En quinto lugar, la confianza radical. La decisión del hombre en el mundo. O camina hacia la nada que representa la muerte (¿qué es la “nada”?) o hacia la trascendencia que responde a su deseo de vivirse sin fin. En el momento del fin podrá mantener la confianza de dejarse coger por la mano de Aquel del que procede y hacia el que va.

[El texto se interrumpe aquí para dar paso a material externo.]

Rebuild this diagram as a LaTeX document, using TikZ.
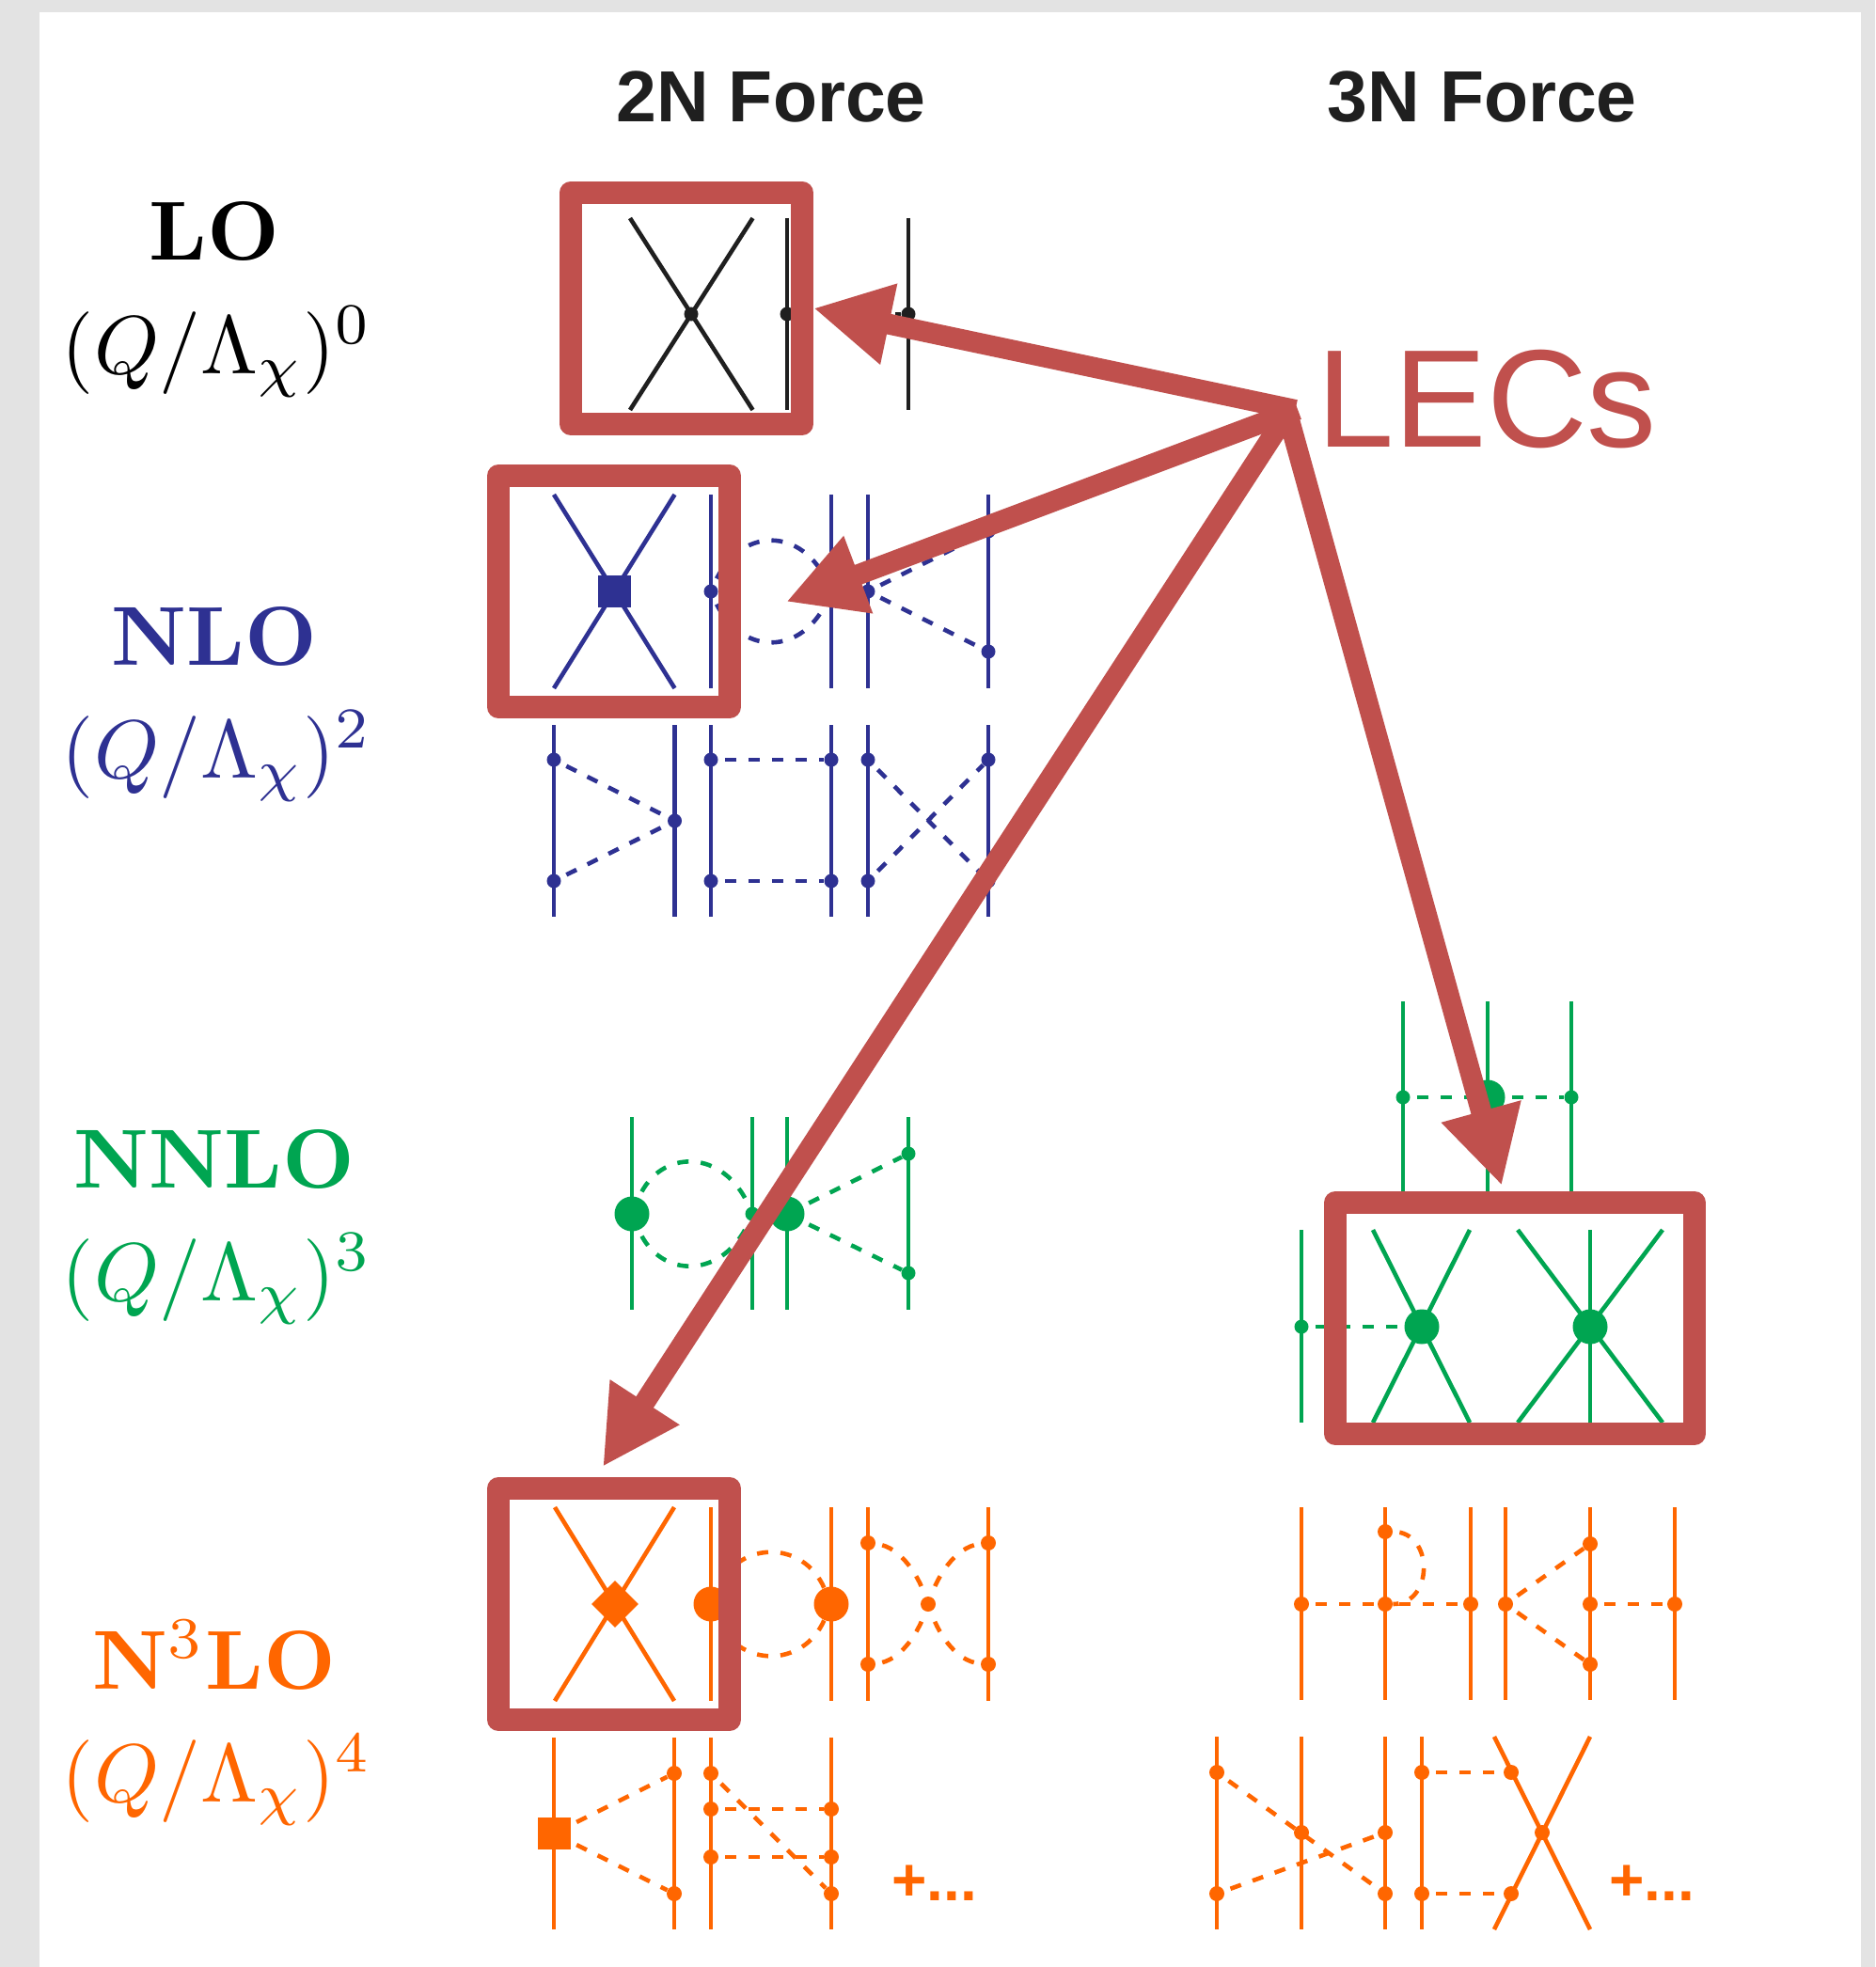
\RequirePackage{fix-cm}
\documentclass[tikz,border=0pt]{standalone}
\usepackage[no-math]{fontspec}
\newfontfamily\arialish{Liberation Sans}
\usetikzlibrary{arrows.meta,shapes.geometric}
\definecolor{lecred}{HTML}{C0504D}
\definecolor{nloblue}{HTML}{2E3192}
\definecolor{nnlogreen}{HTML}{00A551}
\definecolor{nthreeorange}{HTML}{FF6600}
\definecolor{pagegrey}{HTML}{E3E3E3}
\tikzset{
  fer/.style={line width=2.3pt,line cap=butt},
  pion/.style={line width=2.3pt,dash pattern=on 6pt off 6.5pt,dash phase=9pt},
  vtx/.style={circle,fill,inner sep=0pt,minimum size=7.5pt},
  bigvtx/.style={circle,fill,inner sep=0pt,minimum size=18.5pt},
  sqvtx/.style={rectangle,fill,inner sep=0pt,minimum width=17.5pt,minimum height=17pt},
  diavtx/.style={diamond,fill,inner sep=0pt,minimum width=25pt,minimum height=25pt},
  lecbox/.style={draw=lecred,line width=12pt,line join=round,rectangle,inner sep=0pt,minimum width=123pt,minimum height=123pt},
  lecarrow/.style={draw=lecred,line width=11pt,line cap=butt,-{Triangle[length=41pt,width=41pt,fill=lecred]}},
  order/.style={anchor=base},
  powerlab/.style={anchor=base},
  forcehead/.style={font=\arialish\bfseries\fontsize{38.5}{38.5}\selectfont,anchor=base,text=black!88},
  moreterms/.style={font=\arialish\bfseries\fontsize{32}{32}\selectfont,anchor=base west,text=nthreeorange},
}
\newcommand\ordertxt[1]{\scalebox{4.45}{\fontsize{10}{12}\selectfont\bfseries #1}}
\newcommand\powertxt[1]{\scalebox{4.39}{\fontsize{10}{12}\selectfont $(Q/\Lambda_\chi)^{#1}$}}
\newcommand\fleg[4]{\coordinate (#1t) at (#2,#3); \coordinate (#1b) at (#2,#4); \draw[fer] (#1t) -- (#1b);}
\newcommand\fcross[5]{\coordinate (#1tl) at (#2,#4); \coordinate (#1br) at (#3,#5); \coordinate (#1bl) at (#2,#5); \coordinate (#1tr) at (#3,#4); \draw[fer] (#1tl) -- (#1br); \draw[fer] (#1bl) -- (#1tr);}
\begin{document}
\begin{tikzpicture}[x=0.5pt,y=-0.5pt]
\useasboundingbox (0,0) rectangle (1994,2092);
\fill[pagegrey] (0,0) rectangle (1994,2092);
\fill[white] (42,13) rectangle (1979,2092);

% headings
\node[forcehead] (h2n) at (820,130) {2N Force};
\node[forcehead] (h3n) at (1576,130) {3N Force};

% order labels
\node[order] (tlo) at (228,277) {\ordertxt{LO}};
\node[powerlab] (plo) at (231,397) {\powertxt{0}};
\node[order,text=nloblue] (tnlo) at (228,707) {\ordertxt{NLO}};
\node[powerlab,text=nloblue] (pnlo) at (231,827) {\powertxt{2}};
\node[order,text=nnlogreen] (tnnlo) at (228,1263) {\ordertxt{NNLO}};
\node[powerlab,text=nnlogreen] (pnnlo) at (231,1383) {\powertxt{3}};
\node[order,text=nthreeorange] (tn3lo) at (228,1796) {\ordertxt{N$^3$LO}};
\node[powerlab,text=nthreeorange] (pn3lo) at (231,1916) {\powertxt{4}};

% LO
\begin{scope}[color=black!88]
\fcross{a}{670}{800.5}{232}{436}
\fleg{b}{837}{232}{436}
\fleg{c}{966}{232}{436}
\node[vtx] (av) at (735,334) {};
\node[vtx] (bv) at (837,334) {};
\node[vtx] (cv) at (966,334) {};
\draw[pion] (bv) -- (cv);
\end{scope}

% NLO
\begin{scope}[color=nloblue]
\fcross{d}{589}{717.5}{526}{732}
\node[sqvtx] (dv) at (653,629) {};
\fleg{e}{756}{526}{732}
\fleg{f}{884}{526}{732}
\fleg{g}{923}{526}{732}
\fleg{h}{1051}{526}{732}
\node[vtx] (ev) at (756,629) {};
\node[vtx] (fv) at (884,629) {};
\node[vtx] (gv) at (923,629) {};
\node[vtx] (hu) at (1051,565) {};
\node[vtx] (hd) at (1051,693) {};
\draw[pion] (ev) .. controls +(30,-70) and +(-30,-70) .. (fv);
\draw[pion] (ev) .. controls +(30,70) and +(-30,70) .. (fv);
\draw[pion] (gv) -- (hu);
\draw[pion] (gv) -- (hd);
\fleg{i}{589}{771}{975}
\fleg{j}{717.5}{771}{975}
\fleg{k}{756}{771}{975}
\fleg{l}{884}{771}{975}
\fleg{m}{923}{771}{975}
\fleg{n}{1051}{771}{975}
\node[vtx] (iu) at (589,808) {};
\node[vtx] (id) at (589,937) {};
\node[vtx] (jv) at (717.5,873) {};
\draw[pion] (iu) -- (jv);
\draw[pion] (id) -- (jv);
\node[vtx] (ku) at (756,808) {};
\node[vtx] (kd) at (756,937) {};
\node[vtx] (lu) at (884,808) {};
\node[vtx] (ld) at (884,937) {};
\draw[pion] (ku) -- (lu);
\draw[pion] (kd) -- (ld);
\node[vtx] (mu) at (923,808) {};
\node[vtx] (md) at (923,937) {};
\node[vtx] (nu) at (1051,808) {};
\node[vtx] (nd) at (1051,937) {};
\draw[pion] (mu) -- (nd);
\draw[pion] (md) -- (nu);
\end{scope}

% NNLO
\begin{scope}[color=nnlogreen]
\fleg{o}{672}{1188}{1393}
\fleg{p}{800}{1188}{1393}
\fleg{q}{837}{1188}{1393}
\fleg{r}{966}{1188}{1393}
\node[bigvtx] (ov) at (672,1291) {};
\node[vtx] (pv) at (800,1291) {};
\node[bigvtx] (qv) at (837,1291) {};
\node[vtx] (ru) at (966,1227) {};
\node[vtx] (rd) at (966,1354) {};
\draw[pion] (ov) .. controls +(30,-70) and +(-30,-70) .. (pv);
\draw[pion] (ov) .. controls +(30,70) and +(-30,70) .. (pv);
\draw[pion] (qv) -- (ru);
\draw[pion] (qv) -- (rd);
\fleg{s}{1492}{1065}{1267}
\fleg{t}{1582}{1065}{1267}
\fleg{u}{1671}{1065}{1267}
\node[vtx] (sv) at (1492,1167) {};
\node[bigvtx] (tv) at (1582,1167) {};
\node[vtx] (uv) at (1671,1167) {};
\draw[pion] (sv) -- (tv);
\draw[pion] (tv) -- (uv);
\fleg{v}{1384}{1308}{1513}
\fcross{w}{1460}{1563}{1308}{1513}
\node[vtx] (vv) at (1384,1411) {};
\node[bigvtx] (wv) at (1512,1411) {};
\draw[pion] (vv) -- (wv);
\fcross{y}{1614}{1768}{1308}{1513}
\fleg{z}{1691}{1308}{1513}
\node[bigvtx] (yv) at (1691,1411) {};
\end{scope}

% N3LO, 2N
\begin{scope}[color=nthreeorange]
\fcross{aa}{590}{717}{1603}{1809}
\node[diavtx] (aav) at (654,1706) {};
\fleg{ab}{756}{1603}{1809}
\fleg{ac}{884}{1603}{1809}
\node[bigvtx] (abv) at (756,1706) {};
\node[bigvtx] (acv) at (884,1706) {};
\draw[pion] (abv) .. controls +(30,-68) and +(-30,-68) .. (acv);
\draw[pion] (abv) .. controls +(30,68) and +(-30,68) .. (acv);
\fleg{ad}{923}{1603}{1809}
\fleg{ae}{1051}{1603}{1809}
\node[vtx,minimum size=8pt] (adu) at (923,1641) {};
\node[vtx,minimum size=8pt] (add) at (923,1770) {};
\node[vtx,minimum size=8pt] (aeu) at (1051,1641) {};
\node[vtx,minimum size=8pt] (aed) at (1051,1770) {};
\node[vtx,minimum size=8pt] (afv) at (987,1706) {};
\draw[pion] (adu) .. controls (960,1645) and (978,1680) .. (afv);
\draw[pion] (aeu) .. controls (1014,1645) and (996,1680) .. (afv);
\draw[pion] (add) .. controls (960,1767) and (978,1732) .. (afv);
\draw[pion] (aed) .. controls (1014,1767) and (996,1732) .. (afv);
\fleg{ag}{589}{1848}{2052}
\fleg{ah}{717}{1848}{2052}
\node[sqvtx] (agv) at (589,1950) {};
\node[vtx,minimum size=8pt] (ahu) at (717,1886) {};
\node[vtx,minimum size=8pt] (ahd) at (717,2014) {};
\draw[pion] (agv) -- (ahu);
\draw[pion] (agv) -- (ahd);
\fleg{ai}{756}{1848}{2052}
\fleg{aj}{884}{1848}{2052}
\node[vtx,minimum size=8pt] (ai1) at (756,1886) {};
\node[vtx,minimum size=8pt] (ai2) at (756,1924) {};
\node[vtx,minimum size=8pt] (ai3) at (756,1975) {};
\node[vtx,minimum size=8pt] (aj2) at (884,1924) {};
\node[vtx,minimum size=8pt] (aj3) at (884,1975) {};
\node[vtx,minimum size=8pt] (aj4) at (884,2014) {};
\draw[pion] (ai1) -- (aj4);
\draw[pion] (ai2) -- (aj2);
\draw[pion] (ai3) -- (aj3);
\node[moreterms] (more2) at (941,2021) {+...};

% N3LO, 3N
\fleg{ba}{1384}{1603}{1808}
\fleg{bb}{1473}{1603}{1808}
\fleg{bc}{1564}{1603}{1808}
\fleg{bd}{1601}{1603}{1808}
\fleg{be}{1691}{1603}{1808}
\fleg{bf}{1781}{1603}{1808}
\node[vtx,minimum size=8pt] (bav) at (1384,1706) {};
\node[vtx,minimum size=8pt] (bbu) at (1473,1629) {};
\node[vtx,minimum size=8pt] (bbv) at (1473,1706) {};
\node[vtx,minimum size=8pt] (bcv) at (1564,1706) {};
\node[vtx,minimum size=8pt] (bdv) at (1601,1706) {};
\node[vtx,minimum size=8pt] (beu) at (1691,1642) {};
\node[vtx,minimum size=8pt] (bev) at (1691,1706) {};
\node[vtx,minimum size=8pt] (bed) at (1691,1770) {};
\node[vtx,minimum size=8pt] (bfv) at (1781,1706) {};
\draw[pion] (bav) -- (bbv);
\draw[pion] (bbv) -- (bcv);
\draw[pion] (bbu) .. controls +(52,0) and +(52,0) .. (bbv);
\draw[pion] (bdv) -- (beu);
\draw[pion] (bdv) -- (bed);
\draw[pion] (bev) -- (bfv);
\fleg{ca}{1294}{1847}{2052}
\fleg{cb}{1384}{1847}{2052}
\fleg{cc}{1473}{1847}{2052}
\fleg{cd}{1512}{1847}{2052}
\fcross{ce}{1589}{1691}{1847}{2052}
\node[vtx,minimum size=8pt] (cau) at (1294,1885) {};
\node[vtx,minimum size=8pt] (cad) at (1294,2014) {};
\node[vtx,minimum size=8pt] (cbv) at (1384,1949) {};
\node[vtx,minimum size=8pt] (ccu) at (1473,1949) {};
\node[vtx,minimum size=8pt] (ccd) at (1473,2014) {};
\node[vtx,minimum size=8pt] (cdu) at (1512,1885) {};
\node[vtx,minimum size=8pt] (cdd) at (1512,2014) {};
\node[vtx,minimum size=8pt] (ceu) at (1607,1885) {};
\node[vtx,minimum size=8pt] (cev) at (1640,1949) {};
\node[vtx,minimum size=8pt] (ced) at (1607,2014) {};
\draw[pion] (cau) -- (ccd);
\draw[pion] (cad) -- (ccu);
\draw[pion] (cdu) -- (ceu);
\draw[pion] (cdd) -- (ced);
\node[moreterms] (more3) at (1704,2021) {+...};
\end{scope}

% LEC overlay
\node[lecbox] (boxlo) at (730,327.75) {};
\node[lecbox] (boxnlo) at (653,629) {};
\node[lecbox] (boxn3lo) at (653,1706) {};
\node[lecbox,minimum width=191pt] (boxnnlo) at (1611,1402) {};
\node[anchor=base west,text=lecred,font=\arialish\fontsize{74}{74}\selectfont] (lecs) at (1393,475) {LECs};
\coordinate (hubA) at (1377.5,436);
\coordinate (hubB) at (1380,435.5);
\coordinate (hubC) at (1372,435);
\coordinate (hubD) at (1370,443);
\coordinate (tipB) at (836,640);
\coordinate (tipC) at (641,1560);
\coordinate (tipD) at (1597,1261);
\draw[lecarrow] (hubA) -- (boxlo.east);
\draw[lecarrow] (hubB) -- (tipB);
\draw[lecarrow] (hubC) -- (tipC);
\draw[lecarrow] (hubD) -- (tipD);
\end{tikzpicture}
\end{document}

Este es el dilema del nihilismo. Sostener el sin sentido de todo, incluido el hombre. Un hombre desnudo ante los retos de su existencia, por los que no puede responderse al carecer de un principio de esperanza. Por eso, el filósofo que se esconde “tras la muerte de Dios” pronunció aquella frase que gritaba desde dentro de sí: «Aquel que tiene un porqué para vivir se puede enfrentar a todos los “cómos”», a pesar de sus contradicciones.
A modo de resumen una pequeña «fábula».
El calor del sol evapora el agua del inmenso mar, convirtiéndola en nube.
La nube descarga su agua sobre la tierra, que la absorbe.
La tierra filtra el agua hasta el río.
El río la devuelve al mar del que ha salido.
El mar es el Principio. El sol su amor. La nube el hombre. La tierra el ciclo de la vida. El río la purificación en su transcurso de la existencia. El mar que la acoge su destino que es su Fin.